::: SOURCE DATA

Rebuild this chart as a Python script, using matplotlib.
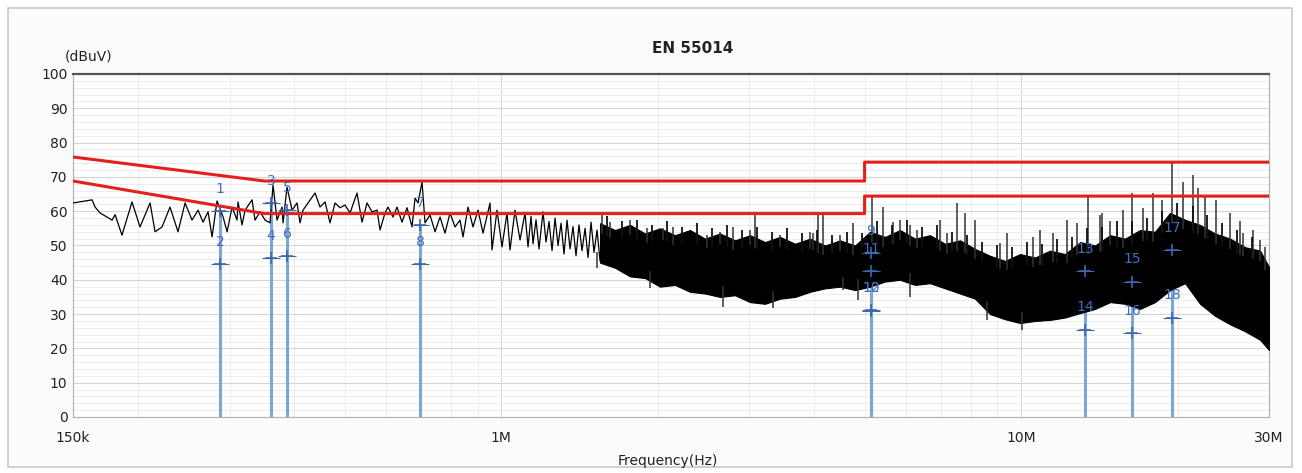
import numpy as np
import matplotlib.pyplot as plt
from matplotlib.patches import Rectangle
from matplotlib.ticker import FixedLocator

# scan trace below ~1.55 MHz (MHz, dBuV)
lf_mhz = [0.150, 0.1632, 0.1654, 0.1690, 0.1783, 0.1807, 0.1863, 0.1948, 0.2018, 0.2110,
          0.2157, 0.2225, 0.2305, 0.2388, 0.2464, 0.2541, 0.2610, 0.2668, 0.2728, 0.2777,
          0.2839, 0.2916, 0.2968, 0.3034, 0.3102, 0.3116, 0.3171, 0.3214, 0.3315, 0.3359,
          0.3435, 0.3512, 0.3590, 0.3638, 0.3703, 0.3786, 0.3803, 0.3871, 0.3958, 0.4046,
          0.4100, 0.4155, 0.4248, 0.4382, 0.4480, 0.4581, 0.4683, 0.4788, 0.4895, 0.5005,
          0.5117, 0.5278, 0.5396, 0.5517, 0.5641, 0.5767, 0.5844, 0.5975, 0.6055, 0.6190,
          0.6301, 0.6442, 0.6586, 0.6734, 0.6824, 0.6915, 0.7039, 0.7133, 0.7293, 0.7456,
          0.7623, 0.7794, 0.7968, 0.8147, 0.8329, 0.8441, 0.8630, 0.8823, 0.9021, 0.9223,
          0.9513, 0.9598, 0.9813, 1.0032, 1.0257, 1.0394, 1.0627, 1.0865, 1.1108, 1.1257,
          1.1408, 1.1510, 1.1664, 1.1820, 1.2030, 1.2192, 1.2356, 1.2521, 1.2689, 1.2858,
          1.3030, 1.3204, 1.3380, 1.3560, 1.3740, 1.3924, 1.4110, 1.4299, 1.4493, 1.4686,
          1.4882, 1.5081, 1.5283, 1.5490]
lf_db = [62.4, 63.3, 61.2, 59.5, 57.4, 59.0, 53.0, 62.7, 55.4, 62.4,
         54.0, 55.4, 61.2, 54.0, 62.4, 57.4, 60.3, 56.8, 59.8, 52.5,
         63.0, 58.3, 54.0, 61.2, 57.4, 62.7, 56.0, 60.3, 63.3, 57.4,
         59.8, 57.4, 56.6, 67.6, 57.4, 61.2, 56.6, 67.0, 60.3, 62.4,
         56.6, 60.3, 62.4, 65.3, 61.2, 62.7, 56.6, 62.4, 61.0, 61.8,
         59.5, 65.3, 56.8, 62.4, 59.8, 60.3, 54.5, 59.5, 61.2, 58.3,
         61.2, 56.8, 61.0, 55.4, 63.8, 62.4, 68.5, 56.6, 58.9, 54.0,
         58.3, 53.6, 59.5, 55.4, 57.4, 52.5, 61.2, 55.4, 60.3, 53.6,
         62.4, 48.7, 60.3, 49.6, 59.5, 48.7, 60.3, 51.6, 59.5, 49.6,
         58.5, 50.5, 57.5, 49.0, 59.8, 51.0, 57.0, 48.5, 58.0, 50.0,
         56.5, 47.5, 57.4, 49.0, 55.5, 47.0, 56.0, 48.5, 55.0, 46.5,
         56.8, 48.0, 54.5, 45.5]

# dense part of the scan: upper / lower edge of the black band
band_mhz = [1.549, 1.655, 1.769, 1.891, 2.020, 2.159, 2.307, 2.466, 2.636, 2.816,
            3.010, 3.217, 3.438, 3.674, 3.927, 4.196, 4.486, 4.793, 5.123, 5.474,
            5.850, 6.252, 6.683, 7.142, 7.632, 8.155, 8.717, 9.315, 9.955, 10.64,
            11.37, 12.15, 12.99, 13.88, 14.84, 15.85, 16.94, 18.10, 19.35, 20.68,
            22.10, 23.61, 25.25, 26.97, 28.83, 30.0]
band_hi = [56.5, 54.5, 56.0, 53.5, 55.0, 53.0, 54.5, 52.0, 53.5, 51.5,
           53.0, 51.0, 52.5, 50.5, 52.0, 50.0, 51.5, 50.0, 54.0, 52.5,
           54.5, 52.0, 53.0, 50.5, 51.5, 49.0, 47.0, 45.5, 47.5, 46.5,
           48.5, 47.5, 51.0, 50.0, 53.0, 52.0, 54.5, 54.0, 59.5, 57.5,
           56.0, 53.5, 52.0, 49.5, 48.5, 43.7]
band_lo = [45.0, 43.5, 41.0, 40.5, 38.0, 38.5, 36.5, 36.0, 35.0, 35.5,
           33.5, 33.0, 34.5, 35.0, 36.5, 37.5, 38.0, 37.0, 38.0, 39.5,
           40.0, 38.5, 39.0, 37.5, 36.0, 34.5, 30.0, 28.5, 27.4, 28.0,
           28.3, 29.0, 30.3, 31.5, 33.5, 33.0, 31.5, 33.5, 37.0, 39.0,
           33.0, 29.5, 27.0, 25.0, 22.5, 19.5]

# single spikes standing out of the band (upwards)
spike_mhz = [1.562, 1.619, 1.769, 1.907, 2.048, 2.140, 2.489, 2.636, 2.791, 3.010,
             3.078, 3.438, 3.927, 3.979, 4.070, 4.160, 4.327, 4.486, 4.750, 5.166,
             5.426, 5.672, 5.850, 6.116, 6.308, 6.984, 7.205, 7.530, 7.801, 8.155,
             9.111, 9.399, 10.55, 10.88, 11.52, 12.26, 12.82, 13.45, 14.19, 14.31,
             14.84, 15.71, 16.35, 17.16, 17.95, 18.68, 19.52, 20.49, 21.42, 21.90,
             22.59, 23.72, 25.25, 26.39, 26.73, 27.95, 28.83, 29.47]
spike_db = [58.9, 56.8, 57.4, 55.0, 55.0, 55.4, 53.0, 54.0, 55.4, 54.5,
            58.9, 53.0, 54.0, 53.6, 58.9, 58.9, 51.6, 53.0, 56.6, 64.7,
            61.2, 56.8, 57.4, 56.0, 54.5, 57.4, 53.6, 62.4, 59.5, 57.4,
            50.7, 53.6, 52.5, 54.5, 53.6, 57.4, 56.6, 64.1, 59.0, 59.5,
            57.0, 60.3, 65.3, 61.0, 65.3, 63.3, 74.0, 68.5, 70.5, 66.8,
            64.1, 63.3, 59.5, 57.0, 53.6, 54.5, 51.6, 49.6]

# short grass on top of the band
fuzz_mhz = [1.598, 1.707, 1.825, 1.950, 2.085, 2.228, 2.381, 2.544, 2.719, 2.905,
            3.105, 3.318, 3.546, 3.790, 4.051, 4.327, 4.626, 4.944, 5.284, 5.647,
            6.035, 6.450, 6.893, 7.367, 7.872, 8.413, 8.991, 9.609, 10.27, 10.97,
            11.73, 12.53, 13.39, 14.31, 15.30, 16.35, 17.47, 18.68, 19.96, 21.42,
            22.80, 24.37, 26.04, 27.83]
fuzz_db = [58.5, 57.0, 57.5, 56.0, 57.0, 55.5, 56.5, 55.0, 56.0, 54.5,
           55.5, 54.0, 55.0, 53.5, 54.5, 53.0, 54.0, 53.5, 57.0, 56.0,
           57.5, 55.5, 56.0, 54.0, 53.0, 51.0, 50.0, 49.5, 51.0, 50.5,
           52.0, 52.5, 55.0, 55.5, 57.0, 57.0, 58.0, 60.0, 62.5, 61.5,
           59.0, 56.5, 54.5, 52.5]

# dips below the band
dip_mhz = [1.528, 1.934, 2.671, 3.333, 4.545, 4.857, 6.116, 8.601, 10.04]
dip_db = [43.4, 37.6, 32.0, 31.8, 37.0, 34.1, 35.0, 28.3, 25.4]

# EN 55014 limit lines
qp_mhz = [0.15, 0.35, 5.0, 5.0, 30.0]
qp_db = [75.8, 68.8, 68.8, 74.3, 74.3]
av_mhz = [0.15, 0.35, 5.0, 5.0, 30.0]
av_db = [68.8, 59.3, 59.3, 64.4, 64.4]

# markers (odd = QP, even = AV)
mk_no = [1, 2, 3, 4, 5, 6, 7, 8, 9, 10, 11, 12, 13, 14, 15, 16, 17, 18]
mk_mhz = [0.2877, 0.2877, 0.3606, 0.3606, 0.3871, 0.3871, 0.6977, 0.6977, 5.145, 5.145,
          5.145, 5.145, 13.28, 13.28, 16.35, 16.35, 19.52, 19.52]
mk_db = [60.0, 44.5, 62.4, 46.4, 60.3, 47.0, 56.0, 44.6, 47.8, 31.2,
         42.5, 31.0, 42.5, 25.5, 39.5, 24.5, 48.7, 29.0]

fig = plt.figure(figsize=(13.02, 4.73), dpi=100)
fig.patch.set_facecolor('white')
fig.patches.append(Rectangle((0.006, 0.012), 0.986, 0.972, transform=fig.transFigure,
                             facecolor='#fbfbfb', edgecolor='#c8c8c8', lw=1.2, zorder=-10))

ax = fig.add_axes([0.0561, 0.1184, 0.9186, 0.7252])
ax.set_zorder(1)
ax.set_facecolor('white')
ax.set_xscale('log')
ax.set_xlim(0.15, 30)
ax.set_ylim(0, 100)

ax.set_xticks([0.15, 1, 10, 30])
ax.set_xticklabels(['150k', '1M', '10M', '30M'])
minor_x = [m * d for d in (0.1, 1, 10) for m in range(2, 10) if 0.15 < m * d < 30]
ax.xaxis.set_minor_locator(FixedLocator(minor_x))
ax.xaxis.set_minor_formatter(plt.NullFormatter())
ax.set_yticks(np.arange(0, 101, 10))
ax.yaxis.set_minor_locator(FixedLocator(np.arange(0, 101, 2)))
ax.tick_params(which='both', length=0, labelsize=10, colors='#222222')
ax.tick_params(axis='x', pad=10)
ax.tick_params(axis='y', pad=4)
ax.grid(which='major', color='#d6d6d6', lw=0.8)
ax.grid(which='minor', color='#ececec', lw=0.7)
ax.set_axisbelow(True)

for s in ('left', 'bottom', 'right'):
    ax.spines[s].set_color('#b0b0b0')
ax.spines['top'].set_color('#555555')
ax.spines['top'].set_linewidth(1.6)

# marker stems
for k in range(0, len(mk_no), 2):
    ax.plot([mk_mhz[k], mk_mhz[k]], [0, max(mk_db[k], mk_db[k + 1])],
            color='#7ea6d2', lw=2.2, zorder=2)

# scan trace
ax.fill_between(band_mhz, band_lo, band_hi, facecolor='black', edgecolor='black',
                lw=0.8, zorder=3)
top = np.interp(np.log10(spike_mhz), np.log10(band_mhz), band_hi)
ax.vlines(spike_mhz, top - 3, spike_db, color='#333333', lw=1.1, zorder=3)
ftop = np.interp(np.log10(fuzz_mhz), np.log10(band_mhz), band_hi)
ax.vlines(fuzz_mhz, ftop - 3, fuzz_db, color='#111111', lw=1.3, zorder=3)
bot = np.interp(np.log10(dip_mhz), np.log10(band_mhz), band_lo)
ax.vlines(dip_mhz, dip_db, bot + 3, color='#333333', lw=1.1, zorder=3)
ax.plot(lf_mhz, lf_db, color='black', lw=0.9, zorder=3)

# limits
ax.plot(qp_mhz, qp_db, color='#e3201b', lw=2.2, zorder=4)
ax.plot(av_mhz, av_db, color='#e3201b', lw=2.2, zorder=4)

# marker symbols and numbers
ax.plot(mk_mhz, mk_db, ls='none', marker='+', ms=8, mew=1.2, color='#3d68b0', zorder=5)
ax.plot(mk_mhz, mk_db, ls='none', marker='_', ms=13, mew=0.8, color='#3d68b0', zorder=5)
for n, f, v in zip(mk_no, mk_mhz, mk_db):
    ax.annotate(str(n), (f, v), xytext=(0, 16), textcoords='offset points',
                ha='center', va='center', fontsize=10, color='#3f6fc0', zorder=6)

fig.text(0.532, 0.898, 'EN 55014', ha='center', va='center', fontsize=11,
         fontweight='bold', color='#222222')
fig.text(0.050, 0.880, '(dBuV)', ha='left', va='center', fontsize=10, color='#222222')
fig.text(0.513, 0.025, 'Frequency(Hz)', ha='center', va='center', fontsize=10,
         color='#222222')

fig.savefig('out.png', dpi=100)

::::::

DO THIS: Using the listing above, gather each line that holds the string "matplotlib" and copy it.

WORKED ANSWER:
Rebuild this chart as a Python script, using matplotlib.
import matplotlib.pyplot as plt
from matplotlib.patches import Rectangle
from matplotlib.ticker import FixedLocator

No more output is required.